Last Thursday, in honor of Steel Day, the Federal Highway Administration invited teams of students from Virginia Tech and Howard University to compete in a steel bridge building demonstration. Suddenly, the atrium of our DOT headquarters was transformed into a metal shop, with cardboard protecting the flooring and sections of what looked like adult-sized Tinker Toys spread out across the room.
The National Student Steel Bridge Competition, sponsored by the American Institute of Steel Construction (AISC) and the American Society of Civil Engineers (ASCE), has been held annually since 1987. From humble beginnings, the competition has grown to 200 teams competing in preliminary contests, and 48 qualifying for last May's National Championships.
Watch Lakehead University's title-winning effort
FHWA Administrator Victor Mendez, President Elect Andrew Hermann from ASCE, Brian Raff from the National Steel Bridge Alliance (NSBA), a department of AISC, and Lawrence Cavanaugh, President of the Steel Market Development Institute (SMDI) spoke about the role of innovative technologies in bridge building.

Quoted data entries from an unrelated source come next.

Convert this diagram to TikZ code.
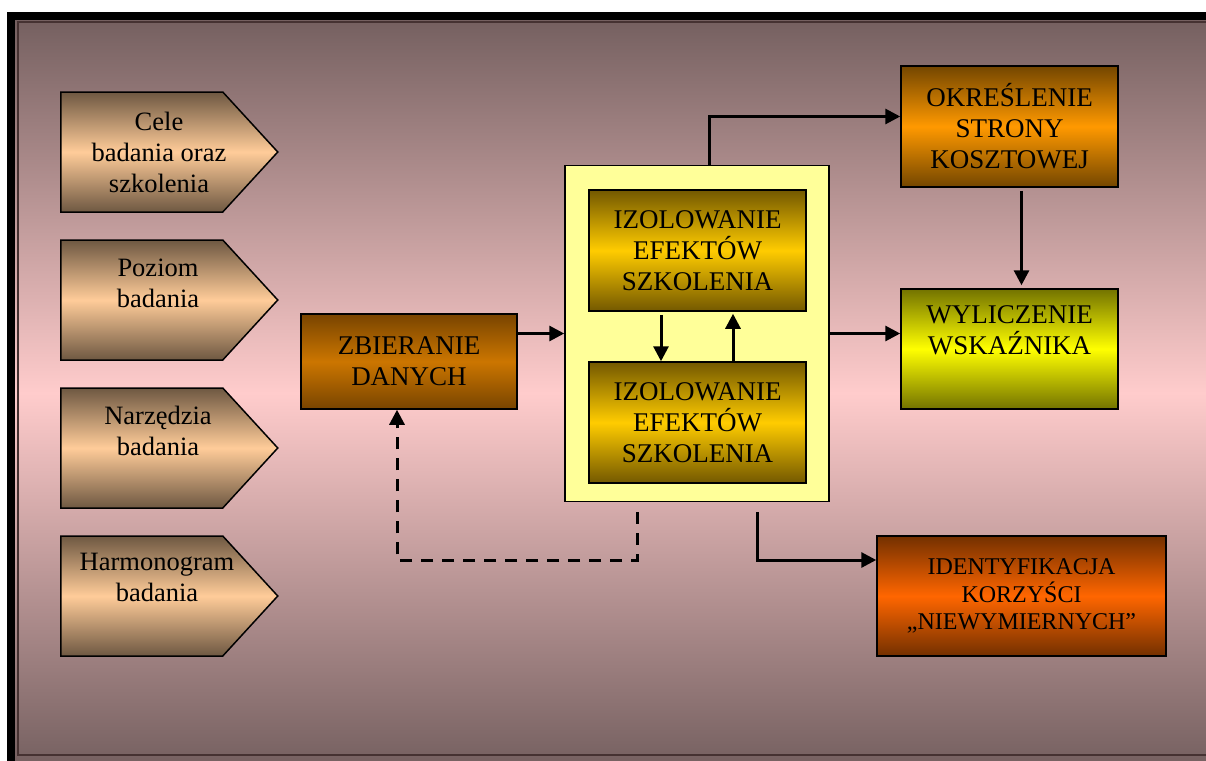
\documentclass[tikz,border=0pt]{standalone}
\usepackage{fontspec}
\setmainfont{Liberation Serif}
\usetikzlibrary{positioning,arrows.meta,shapes.symbols}
\definecolor{bgdark}{RGB}{117,96,96}
\definecolor{bglight}{RGB}{255,204,204}
\definecolor{framedark}{RGB}{70,50,50}
\definecolor{chevdark}{RGB}{110,88,66}
\definecolor{chevlight}{RGB}{255,204,153}
\definecolor{zbdark}{RGB}{120,68,0}
\definecolor{zblight}{RGB}{204,118,0}
\definecolor{izdark}{RGB}{115,88,0}
\definecolor{izlight}{RGB}{255,204,0}
\definecolor{okdark}{RGB}{115,70,0}
\definecolor{oklight}{RGB}{255,153,0}
\definecolor{wydark}{RGB}{115,115,0}
\definecolor{wylight}{RGB}{255,255,0}
\definecolor{iddark}{RGB}{115,48,0}
\definecolor{idlight}{RGB}{255,102,0}
\definecolor{paleyellow}{RGB}{255,255,153}
\tikzset{
  flowarrow/.style={-{Triangle[length=15pt,width=15pt]}, line width=3pt},
  dasharrow/.style={flowarrow, dash pattern=on 12pt off 9pt},
  chevnode/.style={shape=signal, signal to=east, signal from=nowhere, signal pointer angle=95, draw, line width=1.5pt, minimum width=217pt, minimum height=120pt, top color=chevdark, bottom color=chevdark, middle color=chevlight, inner sep=0pt},
  chevtext/.style={align=center, inner sep=0pt, font=\fontsize{26.5}{31}\selectfont},
  stepbox/.style={draw, line width=1.5pt, align=center, inner sep=0pt, font=\fontsize{27}{31}\selectfont},
  shadebox/.style 2 args={stepbox, top color=#1, bottom color=#1, middle color=#2}
}

\begin{document}
\begin{tikzpicture}[x=1pt, y=-1pt]
  \useasboundingbox (0,0) rectangle (1206,760);
  \clip (0,0) rectangle (1206,760);
  % background and frame
  \fill[top color=bgdark, bottom color=bgdark, middle color=bglight] (15,20) rectangle (1230,766);
  \draw[framedark, line width=1.2pt] (18,22) rectangle (1225,755);
  \draw[line width=8pt] (11,16) rectangle (1235,766);

  % left chevrons
  \node[chevnode, anchor=west] (ch1) at (60,152) {};
  \node[chevnode, anchor=west] (ch2) at (60,300) {};
  \node[chevnode, anchor=west] (ch3) at (60,448) {};
  \node[chevnode, anchor=west] (ch4) at (60,596) {};
  \node[chevtext] (cele) at (159,152) {Cele\\badania oraz\\szkolenia};
  \node[chevtext] (poziom) at (158,283) {Poziom\\badania};
  \node[chevtext] (narz) at (158,431) {Narzędzia\\badania};
  \node[chevtext] (harm) at (157,577) {Harmonogram\\badania};

  % boxes
  \node[shadebox={zbdark}{zblight}, minimum width=216pt, minimum height=95pt] (zbier) at (409,361.5) {ZBIERANIE\\DANYCH};
  \node[stepbox, fill=paleyellow, minimum width=264pt, minimum height=336pt] (frame) at (697,333.5) {};
  \node[shadebox={izdark}{izlight}, minimum width=217pt, minimum height=121pt] (izol1) at (697.5,250.5) {IZOLOWANIE\\EFEKTÓW\\SZKOLENIA};
  \node[shadebox={izdark}{izlight}, minimum width=217pt, minimum height=121pt] (izol2) at (697.5,422.5) {IZOLOWANIE\\EFEKTÓW\\SZKOLENIA};
  \node[shadebox={okdark}{oklight}, minimum width=217pt, minimum height=121pt] (okres) at (1009.5,126.5) {OKREŚLENIE\\STRONY\\KOSZTOWEJ};
  \node[shadebox={wydark}{wylight}, minimum width=217pt, minimum height=120pt, text depth=37pt] (wylicz) at (1009.5,349) {WYLICZENIE\\WSKAŹNIKA};
  \node[shadebox={iddark}{idlight}, minimum width=289pt, minimum height=120pt, font=\fontsize{24}{27.5}\selectfont] (ident) at (1021.5,596) {IDENTYFIKACJA\\KORZYŚCI\\„NIEWYMIERNYCH”};

  % connectors
  \draw[flowarrow] (zbier.east |- frame.west) -- (frame.west);
  \draw[flowarrow] (frame.east) -- (wylicz.west |- frame.east);
  \draw[flowarrow] ([xshift=12pt]frame.north) |- ([yshift=10pt]okres.west);
  \draw[flowarrow, shorten <=3pt, shorten >=3pt] ([xshift=12pt]okres.south) -- ([xshift=12pt]wylicz.north);
  \draw[flowarrow, shorten <=3pt] ([xshift=-36.5pt]izol1.south) -- ([xshift=-36.5pt]izol2.north);
  \draw[flowarrow, shorten >=2pt] ([xshift=35.5pt]izol2.north) -- ([xshift=35.5pt]izol1.south);
  \draw[flowarrow, shorten <=10pt] ([xshift=60pt]frame.south) |- ([yshift=36pt]ident.west);
  \draw[dasharrow] ([xshift=-60pt,yshift=-10pt]frame.south) -- ++(0,48) -| ([xshift=-12pt]zbier.south);
\end{tikzpicture}
\end{document}
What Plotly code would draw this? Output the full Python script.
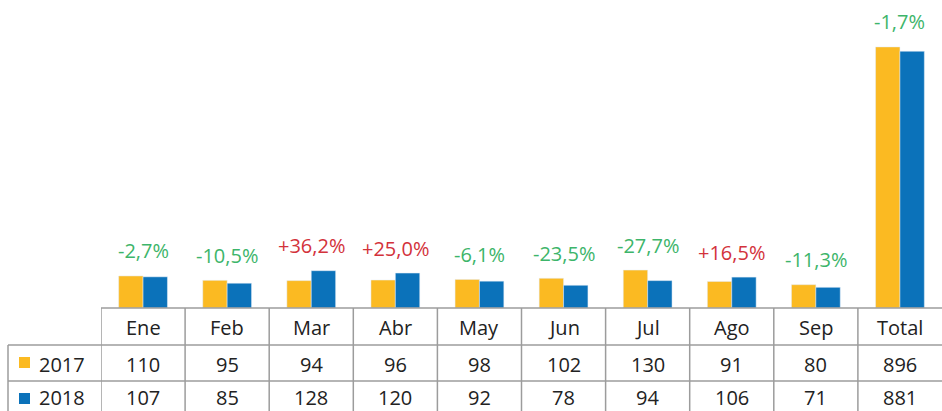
import plotly.graph_objects as go

categories = ["Ene", "Feb", "Mar", "Abr", "May", "Jun", "Jul", "Ago", "Sep", "Total"]
values_2017 = [110, 95, 94, 96, 98, 102, 130, 91, 80, 896]
values_2018 = [107, 85, 128, 120, 92, 78, 94, 106, 71, 881]
change_labels = ["-2,7%", "-10,5%", "+36,2%", "+25,0%", "-6,1%", "-23,5%", "-27,7%", "+16,5%", "-11,3%", "-1,7%"]
series_names = ["2017", "2018"]

W, H = 942, 411
C17 = "#FBBA22"
C18 = "#0B72BA"
GREEN = "#3DB56A"
RED = "#D3323B"
GRID = "#9C9C9C"
TXT = "#222222"
FONT = "Open Sans"
FS = 20

def py(p):
    return 1 - p / H

fig = go.Figure()
fig.add_bar(x=categories, y=values_2017, name=series_names[0], marker_color=C17)
fig.add_bar(x=categories, y=values_2018, name=series_names[1], marker_color=C18)

annotations = []
for i, c in enumerate(categories):
    top = max(values_2017[i], values_2018[i])
    col = RED if change_labels[i].startswith("+") else GREEN
    annotations.append(dict(x=c, y=top, xref="x", yref="y", text=change_labels[i],
                            showarrow=False, yanchor="middle", yshift=25,
                            font=dict(family=FONT, size=FS, color=col)))
    annotations.append(dict(x=c, y=py(327), xref="x", yref="paper", text=c,
                            showarrow=False, yanchor="middle",
                            font=dict(family=FONT, size=FS, color=TXT)))
    annotations.append(dict(x=c, y=py(364), xref="x", yref="paper", text=str(values_2017[i]),
                            showarrow=False, yanchor="middle",
                            font=dict(family=FONT, size=FS, color=TXT)))
    annotations.append(dict(x=c, y=py(397), xref="x", yref="paper", text=str(values_2018[i]),
                            showarrow=False, yanchor="middle", borderpad=0,
                            font=dict(family=FONT, size=FS, color=TXT)))

for name, yc in zip(series_names, [364, 397]):
    annotations.append(dict(x=38 / W, y=py(yc), xref="paper", yref="paper", text=name,
                            showarrow=False, xanchor="left", yanchor="middle", borderpad=0,
                            font=dict(family=FONT, size=FS, color=TXT)))

shapes = []
line = dict(color=GRID, width=1.5)
shapes.append(dict(type="line", xref="paper", yref="paper", x0=101 / W, x1=1, y0=py(308), y1=py(308), line=line))
for yy in [345, 381]:
    shapes.append(dict(type="line", xref="paper", yref="paper", x0=8 / W, x1=1, y0=py(yy), y1=py(yy), line=line))
shapes.append(dict(type="line", xref="paper", yref="paper", x0=8 / W, x1=8 / W, y0=py(345), y1=0, line=line))
for k in range(len(categories)):
    xb = k - 0.5
    shapes.append(dict(type="line", xref="x", yref="paper", x0=xb, x1=xb, y0=py(308), y1=0, line=line))
for col, (y0, y1) in zip([C17, C18], [(357, 368), (393, 404)]):
    shapes.append(dict(type="rect", xref="paper", yref="paper", x0=19 / W, x1=30 / W,
                       y0=py(y1), y1=py(y0), fillcolor=col, line=dict(width=0)))

fig.update_layout(
    width=W, height=H,
    margin=dict(l=0, r=0, t=0, b=0),
    paper_bgcolor="white", plot_bgcolor="white",
    barmode="group", bargap=0.42, bargroupgap=0,
    showlegend=False,
    xaxis=dict(domain=[101 / W, 1], range=[-0.5, len(categories) - 0.5],
               showticklabels=False, showgrid=False, zeroline=False, showline=False, ticks=""),
    yaxis=dict(domain=[py(308), 1], range=[0, 1057],
               showticklabels=False, showgrid=False, zeroline=False, showline=False, ticks=""),
    annotations=annotations,
    shapes=shapes,
)

fig.write_html("out.html", config={"displayModeBar": False},
               post_script="document.body.style.margin='0';document.body.style.overflow='hidden';")
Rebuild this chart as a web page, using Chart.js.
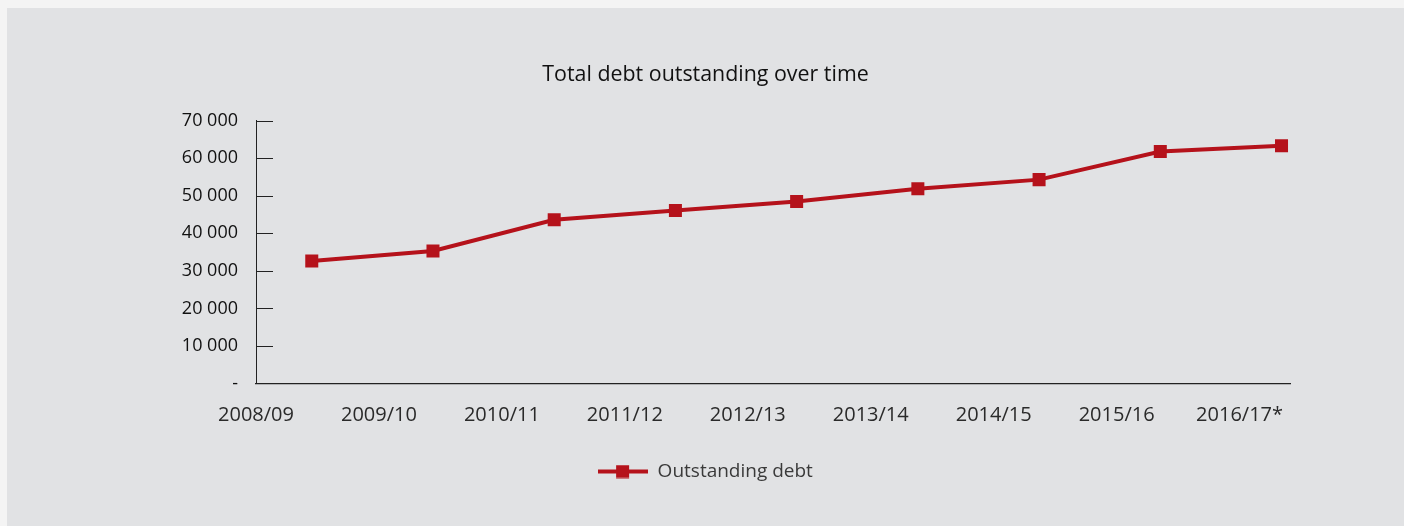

They also had plenty of praise and encouragement for the talented young visitors. As Administrator Mendez said, “We certainly need all the bright, creative minds we can get to help build our 21st century transportation system, especially people who excel in science and math.”
The Virginia Tech team moved more quickly because they had a little trick up their sleeve. The team had engineered special “dovetail” joints that fit into each other without the need for bolts. Brett Keyes and Preston Pionk had the routine down to a science, moving seamlessly up and down their intricate structure.
This approach delighted DOT onlookers because it emulates the Federal Highway Administration's Prefabricated Bridge Elements and Systems program.
In the end, this event was a great showing of the future of American engineering and ingenuity. As Brian Raff said, “The students with us today could be our transportation and infrastructure decision-makers of tomorrow.”
Many of the visiting students were upperclassmen at their respective universities, and with the state of infrastructure at the moment, these young minds could not be graduating at a better time. If Congress passes the American Jobs Act, we'll be able to put them to work as soon as they graduate engineering the repair, replacement, and modernization of the tens of thousands of bridges that need our immediate attention.
On Thursday they showed their engineering talents and their ability to innovate; I look forward to seeing their skills applied in the real world as they help us build the future.